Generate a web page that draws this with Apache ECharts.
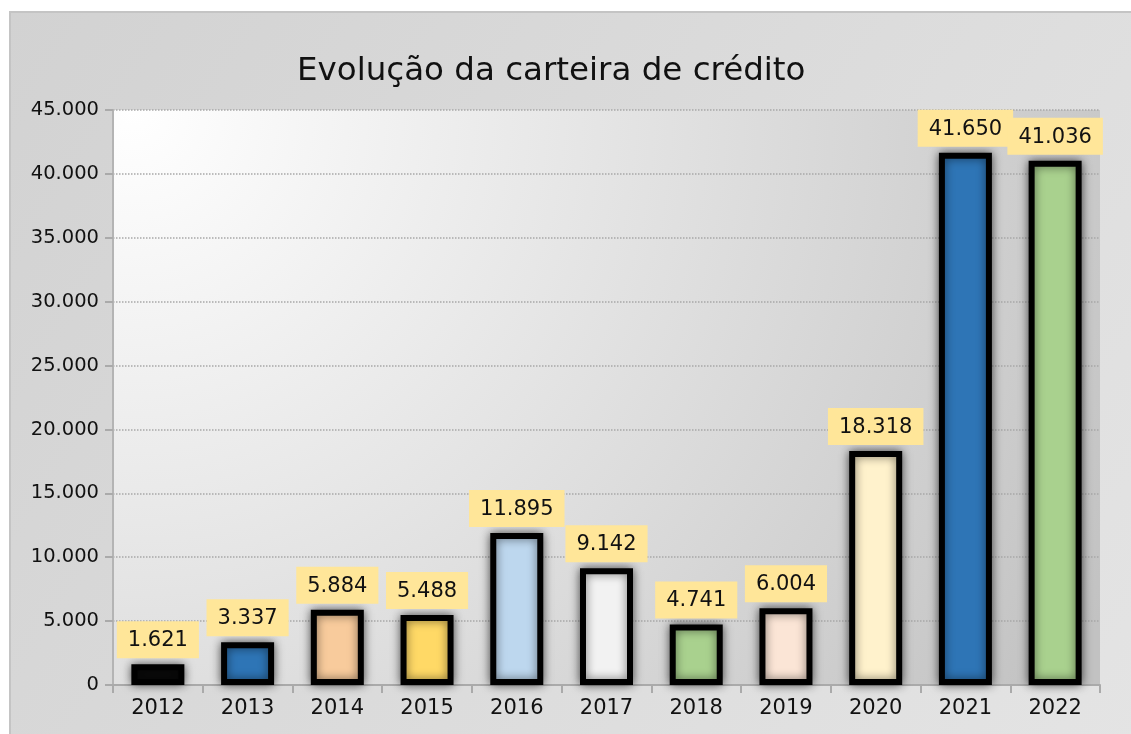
<!DOCTYPE html>
<html>
<head>
<meta charset="utf-8">
<script src="https://cdn.jsdelivr.net/npm/echarts@6/dist/echarts.min.js"></script>
<style>
  html, body { margin: 0; padding: 0; background: #fff; }
  #chart1 { width: 1131px; height: 734px; }
</style>
</head>
<body>
<div id="chart1"></div>
<script>
var years = ['2012', '2013', '2014', '2015', '2016', '2017', '2018', '2019', '2020', '2021', '2022'];
var carteira = [1621, 3337, 5884, 5488, 11895, 9142, 4741, 6004, 18318, 41650, 41036];
var barColors = ['#0a0a0a', '#2e75b6', '#f8cb9c', '#ffd966', '#bdd7ee', '#f2f2f2',
                 '#a9d18e', '#fbe5d6', '#fff2cc', '#2e75b6', '#a9d18e'];

var dom = document.getElementById('chart1');
var myChart = echarts.init(dom);

// formato pt-BR: 41.650
function fmt(v) {
    return String(v).replace(/\B(?=(\d{3})+(?!\d))/g, '.');
}

var option = {
    backgroundColor: '#ffffff',
    textStyle: { fontFamily: 'DejaVu Sans' },
    graphic: [{
        type: 'rect',
        z: -10,
        shape: { x: 10, y: 12, width: 1130, height: 730 },
        style: {
            fill: new echarts.graphic.LinearGradient(0, 0, 1, 1, [
                { offset: 0, color: '#d2d2d2' },
                { offset: 1, color: '#e4e4e4' }
            ]),
            stroke: '#c4c4c4',
            lineWidth: 2
        }
    }],
    title: {
        text: 'Evolução da carteira de crédito',
        left: 292,
        top: 50,
        textStyle: { fontSize: 32.5, fontWeight: 'normal', color: '#111', fontFamily: 'DejaVu Sans' }
    },
    grid: {
        left: 113, right: 31, top: 110, bottom: 49,
        show: true,
        borderWidth: 0,
        backgroundColor: {
            type: 'radial', x: 0.02, y: 0.0, r: 1.9,
            colorStops: [
                { offset: 0, color: '#ffffff' },
                { offset: 1, color: '#c2c2c2' }
            ]
        }
    },
    xAxis: {
        type: 'category',
        data: years,
        axisLine: { lineStyle: { color: '#aaaaaa', width: 2 } },
        axisTick: { show: true, length: 8, lineStyle: { color: '#aaaaaa', width: 2 } },
        axisLabel: { fontSize: 21, color: '#111', margin: 13 }
    },
    yAxis: {
        type: 'value',
        min: 0, max: 45000, interval: 5000,
        axisLine: { show: true, lineStyle: { color: '#b4b4b4', width: 2 } },
        axisTick: { show: true, length: 8, lineStyle: { color: '#aaaaaa', width: 2 } },
        axisLabel: { fontSize: 19.5, color: '#111', margin: 14, formatter: fmt },
        splitLine: { lineStyle: { type: 'dotted', color: '#a8a8a8', width: 1.5 } }
    },
    series: [{
        type: 'bar',
        barWidth: 53,
        data: carteira.map(function (v, i) {
            return { value: v, itemStyle: { color: barColors[i] } };
        }),
        itemStyle: {
            borderColor: '#000',
            borderWidth: 6,
            shadowBlur: 10,
            shadowColor: 'rgba(0,0,0,0.55)'
        },
        label: {
            show: true,
            position: 'top',
            distance: 6,
            formatter: function (p) { return fmt(p.value); },
            backgroundColor: '#ffe699',
            padding: [9, 11, 7, 11],
            fontSize: 21,
            color: '#111'
        }
    }]
};

myChart.setOption(option);
</script>
</body>
</html>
++++++++
* [Your goal] Restate the listing above word for word, and skip the pictures.

* [The answer]
Generate a web page that draws this with Apache ECharts.
<!DOCTYPE html>
<html>
<head>
<meta charset="utf-8">
<script src="https://cdn.jsdelivr.net/npm/echarts@6/dist/echarts.min.js"></script>
<style>
  html, body { margin: 0; padding: 0; background: #fff; }
  #chart1 { width: 1131px; height: 734px; }
</style>
</head>
<body>
<div id="chart1"></div>
<script>
var years = ['2012', '2013', '2014', '2015', '2016', '2017', '2018', '2019', '2020', '2021', '2022'];
var carteira = [1621, 3337, 5884, 5488, 11895, 9142, 4741, 6004, 18318, 41650, 41036];
var barColors = ['#0a0a0a', '#2e75b6', '#f8cb9c', '#ffd966', '#bdd7ee', '#f2f2f2',
                 '#a9d18e', '#fbe5d6', '#fff2cc', '#2e75b6', '#a9d18e'];

var dom = document.getElementById('chart1');
var myChart = echarts.init(dom);

// formato pt-BR: 41.650
function fmt(v) {
    return String(v).replace(/\B(?=(\d{3})+(?!\d))/g, '.');
}

var option = {
    backgroundColor: '#ffffff',
    textStyle: { fontFamily: 'DejaVu Sans' },
    graphic: [{
        type: 'rect',
        z: -10,
        shape: { x: 10, y: 12, width: 1130, height: 730 },
        style: {
            fill: new echarts.graphic.LinearGradient(0, 0, 1, 1, [
                { offset: 0, color: '#d2d2d2' },
                { offset: 1, color: '#e4e4e4' }
            ]),
            stroke: '#c4c4c4',
            lineWidth: 2
        }
    }],
    title: {
        text: 'Evolução da carteira de crédito',
        left: 292,
        top: 50,
        textStyle: { fontSize: 32.5, fontWeight: 'normal', color: '#111', fontFamily: 'DejaVu Sans' }
    },
    grid: {
        left: 113, right: 31, top: 110, bottom: 49,
        show: true,
        borderWidth: 0,
        backgroundColor: {
            type: 'radial', x: 0.02, y: 0.0, r: 1.9,
            colorStops: [
                { offset: 0, color: '#ffffff' },
                { offset: 1, color: '#c2c2c2' }
            ]
        }
    },
    xAxis: {
        type: 'category',
        data: years,
        axisLine: { lineStyle: { color: '#aaaaaa', width: 2 } },
        axisTick: { show: true, length: 8, lineStyle: { color: '#aaaaaa', width: 2 } },
        axisLabel: { fontSize: 21, color: '#111', margin: 13 }
    },
    yAxis: {
        type: 'value',
        min: 0, max: 45000, interval: 5000,
        axisLine: { show: true, lineStyle: { color: '#b4b4b4', width: 2 } },
        axisTick: { show: true, length: 8, lineStyle: { color: '#aaaaaa', width: 2 } },
        axisLabel: { fontSize: 19.5, color: '#111', margin: 14, formatter: fmt },
        splitLine: { lineStyle: { type: 'dotted', color: '#a8a8a8', width: 1.5 } }
    },
    series: [{
        type: 'bar',
        barWidth: 53,
        data: carteira.map(function (v, i) {
            return { value: v, itemStyle: { color: barColors[i] } };
        }),
        itemStyle: {
            borderColor: '#000',
            borderWidth: 6,
            shadowBlur: 10,
            shadowColor: 'rgba(0,0,0,0.55)'
        },
        label: {
            show: true,
            position: 'top',
            distance: 6,
            formatter: function (p) { return fmt(p.value); },
            backgroundColor: '#ffe699',
            padding: [9, 11, 7, 11],
            fontSize: 21,
            color: '#111'
        }
    }]
};

myChart.setOption(option);
</script>
</body>
</html>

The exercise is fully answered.